Each plate of ribs also came with cole slaw, a simple blend of cabbage, carrots and mayonnaise that had been sweetened but wasn't sugary. The other side, watery baked beans, seemed to be missing something--like flavor. There wasn't much garlic to the garlic toast, either, but the big, buttered bread slice was crispy and added a nice touch nonetheless.

Somehow we managed to save room for dessert. Bridges's relatives are responsible for several of these concoctions. For example, his cousin's wife's Cajun grandmother passed along the secret for the bread pudding ($2.25) swimming in a Cripple Creek whiskey sauce touched up with raspberries, a dressed-up version of a traditional New Orleans dessert. The pudding was almost too dense, rife with raisins and alarmingly filling, but the sauce was outstanding--although the whiskey had been cooked off, it still hit our noses.
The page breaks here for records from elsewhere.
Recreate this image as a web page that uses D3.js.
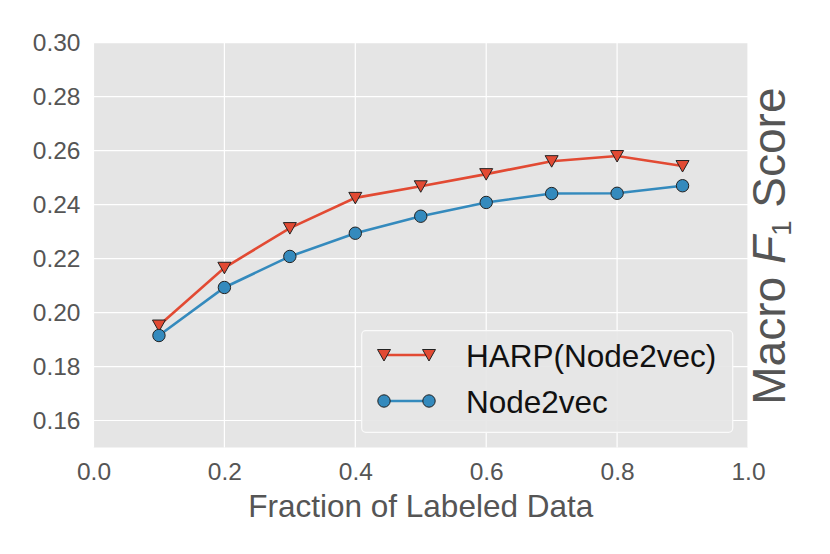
<!DOCTYPE html>
<html>
<head>
<meta charset="utf-8">
<script src="https://cdn.jsdelivr.net/npm/d3@7"></script>
<style>
  html, body { margin: 0; padding: 0; background: #fff; }
  svg { display: block; font-family: "Liberation Sans", Arial, sans-serif; }
</style>
</head>
<body>
<svg id="chart" width="830" height="554"></svg>
<script>
const fractions = [0.1, 0.2, 0.3, 0.4, 0.5, 0.6, 0.7, 0.8, 0.9];
const harpNode2vec = [0.1952, 0.2166, 0.2313, 0.2425, 0.2468, 0.2513, 0.2561, 0.2580, 0.2543];
const node2vec = [0.1915, 0.2093, 0.2208, 0.2294, 0.2357, 0.2408, 0.2441, 0.2442, 0.2470];
const xTicks = [0.0, 0.2, 0.4, 0.6, 0.8, 1.0];
const yTicks = [0.16, 0.18, 0.20, 0.22, 0.24, 0.26, 0.28, 0.30];
const seriesNames = ["HARP(Node2vec)", "Node2vec"];

const svg = d3.select("#chart");
const pL = 93.5, pR = 748, pT = 42.7, pB = 447.5;
const x = d3.scaleLinear().domain([0, 1]).range([pL, pR]);
const y = d3.scaleLinear().domain([0.15, 0.30]).range([pB, pT]);

const red = "#E24A33", blue = "#348ABD";

svg.append("rect").attr("x", pL).attr("y", pT)
  .attr("width", pR - pL).attr("height", pB - pT).attr("fill", "#E5E5E5");

// grid
svg.append("g").selectAll("line").data(xTicks).join("line")
  .attr("x1", d => x(d)).attr("x2", d => x(d)).attr("y1", pT).attr("y2", pB)
  .attr("stroke", "#fff").attr("stroke-width", 1.2);
svg.append("g").selectAll("line").data(yTicks).join("line")
  .attr("x1", pL).attr("x2", pR).attr("y1", d => y(d)).attr("y2", d => y(d))
  .attr("stroke", "#fff").attr("stroke-width", 1.2);

// axes
const xAxis = d3.axisBottom(x).tickValues(xTicks).tickFormat(d3.format(".1f")).tickSize(0).tickPadding(15.5);
const gx = svg.append("g").attr("transform", `translate(0,${pB})`).call(xAxis);
gx.select(".domain").remove();
gx.selectAll("text").attr("fill", "#555").attr("font-size", 24.5)
  .attr("font-family", "'Liberation Sans', Arial, sans-serif");

const yAxis = d3.axisLeft(y).tickValues(yTicks).tickFormat(d3.format(".2f")).tickSize(0).tickPadding(13);
const gy = svg.append("g").attr("transform", `translate(${pL},0)`).call(yAxis);
gy.select(".domain").remove();
gy.selectAll("text").attr("fill", "#555").attr("font-size", 24.5)
  .attr("font-family", "'Liberation Sans', Arial, sans-serif");

// axis labels
svg.append("text").attr("x", (pL + pR) / 2).attr("y", 517)
  .attr("text-anchor", "middle").attr("fill", "#555").attr("font-size", 31.5)
  .text("Fraction of Labeled Data");

const yl = svg.append("text")
  .attr("transform", `translate(785,${(pT + pB) / 2 + 1}) rotate(-90)`)
  .attr("text-anchor", "middle").attr("fill", "#555").attr("font-size", 46);
yl.append("tspan").text("Macro ");
yl.append("tspan").attr("font-style", "italic").text("F");
yl.append("tspan").attr("font-size", 28).attr("dy", 6).text("1");
yl.append("tspan").attr("dy", -6).text(" Score");

// lines
const line = d3.line().x(d => x(d[0])).y(d => y(d[1]));
const harpData = fractions.map((f, i) => [f, harpNode2vec[i]]);
const n2vData = fractions.map((f, i) => [f, node2vec[i]]);

svg.append("path").datum(harpData).attr("d", line).attr("fill", "none")
  .attr("stroke", red).attr("stroke-width", 2.6);
svg.append("path").datum(n2vData).attr("d", line).attr("fill", "none")
  .attr("stroke", blue).attr("stroke-width", 2.6);

const tri = "M0,6 L-6.5,-5.5 L6.5,-5.5 Z";
svg.append("g").selectAll("path").data(harpData).join("path")
  .attr("d", tri).attr("transform", d => `translate(${x(d[0])},${y(d[1])})`)
  .attr("fill", red).attr("stroke", "#222").attr("stroke-width", 1);
svg.append("g").selectAll("circle").data(n2vData).join("circle")
  .attr("cx", d => x(d[0])).attr("cy", d => y(d[1])).attr("r", 6.2)
  .attr("fill", blue).attr("stroke", "#222").attr("stroke-width", 1);

// legend
const lg = svg.append("g");
lg.append("rect").attr("x", 361.7).attr("y", 330.7).attr("width", 371).attr("height", 101.6)
  .attr("rx", 4).attr("fill", "#E5E5E5").attr("fill-opacity", 0.9)
  .attr("stroke", "#fafafa").attr("stroke-width", 1.2);
const rows = [355, 401];
const colors = [red, blue];
seriesNames.forEach((name, i) => {
  const ry = rows[i];
  lg.append("line").attr("x1", 384).attr("x2", 429).attr("y1", ry).attr("y2", ry)
    .attr("stroke", colors[i]).attr("stroke-width", 2.6);
  [384, 429].forEach(mx => {
    if (i === 0) {
      lg.append("path").attr("d", tri).attr("transform", `translate(${mx},${ry})`)
        .attr("fill", red).attr("stroke", "#222").attr("stroke-width", 1);
    } else {
      lg.append("circle").attr("cx", mx).attr("cy", ry).attr("r", 6.2)
        .attr("fill", blue).attr("stroke", "#222").attr("stroke-width", 1);
    }
  });
  lg.append("text").attr("x", 466).attr("y", ry + 11.5).attr("font-size", 31.5)
    .attr("fill", "#111").text(name);
});
</script>
</body>
</html>
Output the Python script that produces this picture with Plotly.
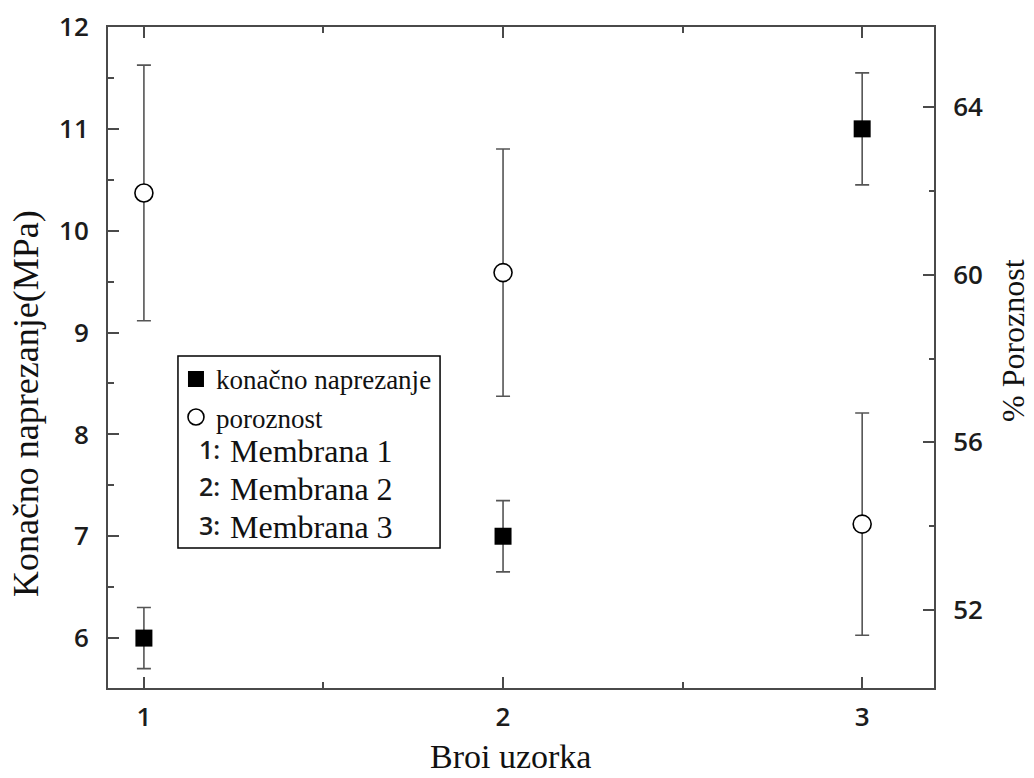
import plotly.graph_objects as go

samples = [1, 2, 3]
stress = [6.0, 7.0, 11.0]
stress_err = [0.3, 0.35, 0.55]
porosity = [61.95, 60.05, 54.05]
porosity_err = [3.05, 2.95, 2.65]

membranes = ["Membrana 1", "Membrana 2", "Membrana 3"]
series_names = ["konačno naprezanje", "poroznost"]

SERIF = "Liberation Serif, Times New Roman, serif"
SANS = "Open Sans, Noto Sans, sans-serif"
AXIS_COLOR = "#4a4a4a"
TICK_FONT = dict(family=SANS, size=26, color="#1c1c1c", weight=600)

fig = go.Figure()
fig.add_trace(go.Scatter(
    x=samples, y=stress, mode="markers", name=series_names[0],
    marker=dict(symbol="square", size=17, color="black", line=dict(width=0)),
    error_y=dict(type="data", array=stress_err, color="#555555", thickness=1.6, width=7),
    yaxis="y",
))
fig.add_trace(go.Scatter(
    x=samples, y=porosity, mode="markers", name=series_names[1],
    marker=dict(symbol="circle", size=18, color="white", line=dict(width=1.6, color="black")),
    error_y=dict(type="data", array=porosity_err, color="#555555", thickness=1.6, width=7),
    yaxis="y2",
))

# legend frame + membrane key (paper coords of the plot area)
fig.add_shape(type="rect", xref="paper", yref="paper", x0=0.0847, x1=0.402, y0=0.2118, y1=0.5023,
              line=dict(color="black", width=1.5), fillcolor="rgba(0,0,0,0)", layer="above")
row_y = [0.362, 0.305, 0.247]
for i, name in enumerate(membranes):
    fig.add_annotation(x=0.1077, y=row_y[i], xref="paper", yref="paper", text=f"{i + 1}:", showarrow=False,
                       xanchor="left", yanchor="middle", font=dict(family=SANS, size=25, color="#1c1c1c", weight=600))
    fig.add_annotation(x=0.1453, y=row_y[i] - 0.004, xref="paper", yref="paper", text=name, showarrow=False,
                       xanchor="left", yanchor="middle", font=dict(family=SERIF, size=32, color="#111111"))

# axis titles placed by hand to sit where the reference has them
fig.add_annotation(x=-0.0993, y=0.431, xref="paper", yref="paper", text="Konačno naprezanje(MPa)",
                   textangle=-90, showarrow=False, xanchor="center", yanchor="middle",
                   font=dict(family=SERIF, size=36, color="#111111"))
fig.add_annotation(x=1.0965, y=0.526, xref="paper", yref="paper", text="% Poroznost",
                   textangle=-90, showarrow=False, xanchor="center", yanchor="middle",
                   font=dict(family=SERIF, size=32, color="#111111"))
fig.add_annotation(x=0.4867, y=-0.103, xref="paper", yref="paper", text="Broi uzorka",
                   showarrow=False, xanchor="center", yanchor="middle", font=dict(family=SERIF, size=34, color="#111111"))

fig.update_layout(
    width=1034, height=778,
    paper_bgcolor="white", plot_bgcolor="white",
    margin=dict(l=108, r=100, t=27, b=90, autoexpand=False),
    showlegend=True,
    legend=dict(x=0.0823, y=0.504, xanchor="left", yanchor="top", bgcolor="rgba(0,0,0,0)",
                borderwidth=0, font=dict(family=SERIF, size=27, color="#111111"),
                itemwidth=30, tracegroupgap=0),
    xaxis=dict(range=[0.9, 3.2], tickmode="array", tickvals=samples, ticktext=[str(s) for s in samples],
               ticks="inside", ticklen=11, tickwidth=2, tickcolor=AXIS_COLOR, ticklabelstandoff=5,
               minor=dict(tickvals=[1.5, 2.5], ticks="inside", ticklen=6, tickwidth=2, tickcolor=AXIS_COLOR),
               showline=True, linecolor=AXIS_COLOR, linewidth=2, mirror="ticks", showgrid=False, zeroline=False,
               tickfont=TICK_FONT, automargin=False),
    yaxis=dict(range=[5.51, 12.0], tickmode="linear", tick0=6, dtick=1,
               ticks="inside", ticklen=11, tickwidth=2, tickcolor=AXIS_COLOR, ticklabelstandoff=12,
               minor=dict(dtick=0.5, ticks="inside", ticklen=6, tickwidth=2, tickcolor=AXIS_COLOR),
               showline=True, linecolor=AXIS_COLOR, linewidth=2, showgrid=False, zeroline=False,
               tickfont=TICK_FONT, automargin=False),
    yaxis2=dict(range=[50.14, 65.91], overlaying="y", side="right", tickmode="array", tickvals=[52, 56, 60, 64],
                ticks="inside", ticklen=11, tickwidth=2, tickcolor=AXIS_COLOR, ticklabelstandoff=12,
                minor=dict(tickvals=[54, 58, 62], ticks="inside", ticklen=5, tickwidth=2, tickcolor=AXIS_COLOR),
                showline=True, linecolor=AXIS_COLOR, linewidth=2, showgrid=False, zeroline=False,
                tickfont=TICK_FONT, automargin=False),
)

# page body has an 8px default margin; drop it so the figure sits at the window corner
fig.write_html("out.html", config={"displayModeBar": False},
               post_script="document.body.style.margin='0';")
Bridges's mother-in-law provided the recipe for the pecan pie ($2.25); our large wedge was filled with minced pecans and a not-too-sugary base. But O'Willy's owner can take all the credit for the comforting mudslide ($1.95), a warm, brownielike cake spiked with Amaretto and topped with two scoops of vanilla ice cream as well as two kinds of chocolate (one of them Hershey's).

With food so indecently good--and at decent prices--it's no wonder this place packs them in. The deal gets even better with kids: The children's menu features three-dollar meals, including drink and dessert, and on Sunday kids eat free. We didn't have reservations one recent Friday night, and we waited forty minutes--in a lobby littered with families--for our table.

And we waited happily. Because at O'Willy's, the party's just beginning.